When it comes to comparing this newly developed self-healing polymer to other already existing self-healing polymers, there are a number of distinctions to be made. For example, some other self healing materials will only reform under stringent conditions. Those healed due to weak hydrogen bonds are sensitive to water vapor in the air, whereas Fe-Hpdca-PDMS can sit out in open air for days without any damage. Other designs have to be heated or compressed to trigger the reforming reactions, whereas the Fe-Hpdca-PDMS heals at room temperature without any extra nudging. When it comes to artificial muscles, scientists have so far been using materials such as conducting polymers, ionically conducting polymers, and carbon nanotubes, as well as elastomers of different types. One of these groups consists of electric electroactive polymers (EAPs), which show particularly promising characteristics. Their ability to emulate the operation of biological muscles with high fracture toughness, large actuation strain, and inherent vibration damping make them a good candidate for artificial muscle development. This material does not, however, show any self-healing properties.

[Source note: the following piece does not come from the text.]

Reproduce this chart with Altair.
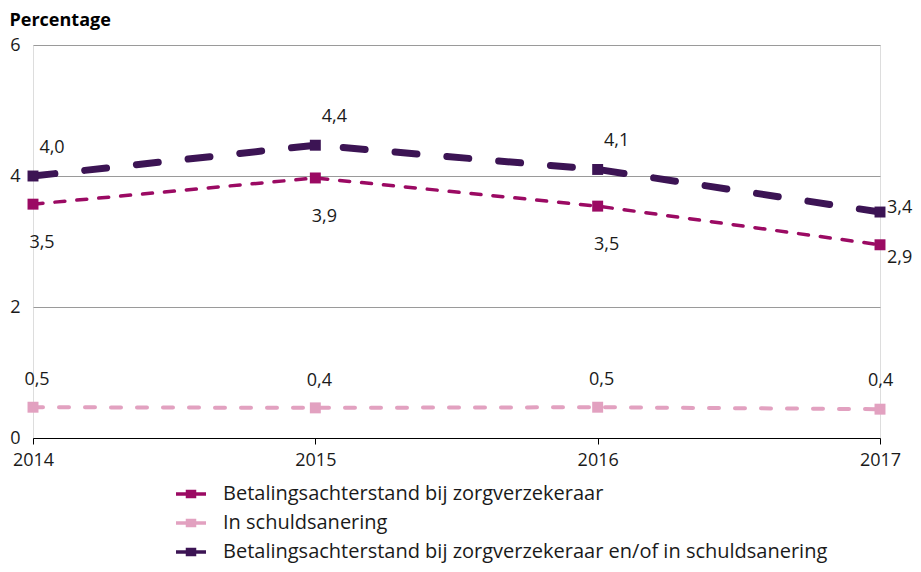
import altair as alt
import pandas as pd

years = ["2014", "2015", "2016", "2017"]
series_names = [
    "Betalingsachterstand bij zorgverzekeraar",
    "In schuldsanering",
    "Betalingsachterstand bij zorgverzekeraar en/of in schuldsanering",
]
zorg_values = [3.57, 3.97, 3.54, 2.95]
zorg_labels = ["3,5", "3,9", "3,5", "2,9"]
schuld_values = [0.47, 0.46, 0.47, 0.44]
schuld_labels = ["0,5", "0,4", "0,5", "0,4"]
beide_values = [4.0, 4.47, 4.1, 3.45]
beide_labels = ["4,0", "4,4", "4,1", "3,4"]
colors = ["#9b0a63", "#e2a1c0", "#3c1454"]

rows = []
for name, vals, labs in zip(series_names,
                            [zorg_values, schuld_values, beide_values],
                            [zorg_labels, schuld_labels, beide_labels]):
    for y, v, l in zip(years, vals, labs):
        rows.append({"jaar": y, "serie": name, "waarde": v, "label": l})
df = pd.DataFrame(rows)

FONT = "Open Sans"
TXT = "#1a1a1a"

x_enc = alt.X("jaar:O", scale=alt.Scale(padding=0),
              axis=alt.Axis(title=None, labelAngle=0, domainColor="#000000",
                            tickColor="#000000", tickSize=6, labelFontSize=18,
                            labelPadding=7, labelColor=TXT, labelFont=FONT))
y_enc = alt.Y("waarde:Q", scale=alt.Scale(domain=[0, 6]),
              axis=alt.Axis(values=[0, 2, 4, 6], domain=False, ticks=False,
                            gridColor="#9a9a9a", gridWidth=1, labelFontSize=18,
                            labelPadding=13, labelColor=TXT, labelFont=FONT,
                            title="Percentage", titleAngle=0, titleAlign="left",
                            titleBaseline="middle", titleX=-24, titleY=-25,
                            titleFontSize=18, titleFontWeight="bold",
                            titleFont=FONT, titleColor="#000000"))
color_enc = alt.Color("serie:N",
                      scale=alt.Scale(domain=series_names, range=colors),
                      legend=alt.Legend(title=None, orient="none", legendX=146,
                                        legendY=437, labelFontSize=20,
                                        labelFont=FONT, labelColor=TXT,
                                        symbolType="M-1.5,0 H-0.45 M-0.35,-0.25 H0.35 V0.25 H-0.35 Z M0.45,0 H1.5",
                                        symbolSize=400, symbolStrokeWidth=3.5,
                                        rowPadding=7, labelOffset=20, labelLimit=800))

base = alt.Chart(df)


def series_line(name, dash, width):
    return base.transform_filter(alt.datum.serie == name).mark_line(
        strokeDash=dash, strokeWidth=width, strokeCap="round"
    ).encode(x=x_enc, y=y_enc, color=color_enc)


lines = [
    series_line(series_names[0], [10, 12], 3.5),
    series_line(series_names[1], [10, 16], 4),
    series_line(series_names[2], [22, 30], 7),
]

points = base.mark_square(size=120, opacity=1, filled=True).encode(
    x=x_enc, y=y_enc,
    color=alt.Color("serie:N", scale=alt.Scale(domain=series_names, range=colors), legend=None)
)


def labels(name, dx, dy, last):
    cond = (alt.datum.jaar == "2017") if last else (alt.datum.jaar != "2017")
    return base.transform_filter(alt.datum.serie == name).transform_filter(cond).mark_text(
        fontSize=18, font=FONT, color=TXT, dx=dx, dy=dy,
        align="left" if last else "center"
    ).encode(x=x_enc, y=y_enc, text="label:N")


texts = [
    labels(series_names[0], 9, 39, False),
    labels(series_names[0], 7, 13, True),
    labels(series_names[1], 4, -27, False),
    labels(series_names[1], -12, -28, True),
    labels(series_names[2], 19, -28, False),
    labels(series_names[2], 7, -4, True),
]

chart = alt.layer(*lines, points, *texts).properties(
    width=847, height=393,
    autosize=alt.AutoSizeParams(type="none"),
    padding={"left": 25, "top": 37, "right": 33, "bottom": 125},
).configure_view(stroke=None).configure(background="white")

chart.save("out.html", embed_options={"renderer": "svg", "actions": False})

There are downfalls for Fe-Hpdca-PDMS, too. Artificial muscles need to respond pretty effectively to electric fields in order to be compatible for use for application in prosthetics and robotics. A biological muscle will usually change its length byup to 40%. However, when an electric field is applied to the material developed by Bao, the change is only 2% – a significant drawback for a muscle.
Nonetheless, there are further opportunities for the polymer to be adjusted and modified in order to make it suitable for use as an artificial muscle. Indeed, Bao says that artificial muscles are just one possible application for these sorts of materials. The research believe the material’s ability to restore a high dielectric strength after recovery from mechanical damage presents further opportunities when it comes to the preparation of highly stretchable functional materials. While more work is needed to control the material more precisely, the researchers have said that their work opens the door to other promising applications, such as artificial skin. They’re now applying this simultaneous break-and-repair chemistry to other kinds of electronic polymers.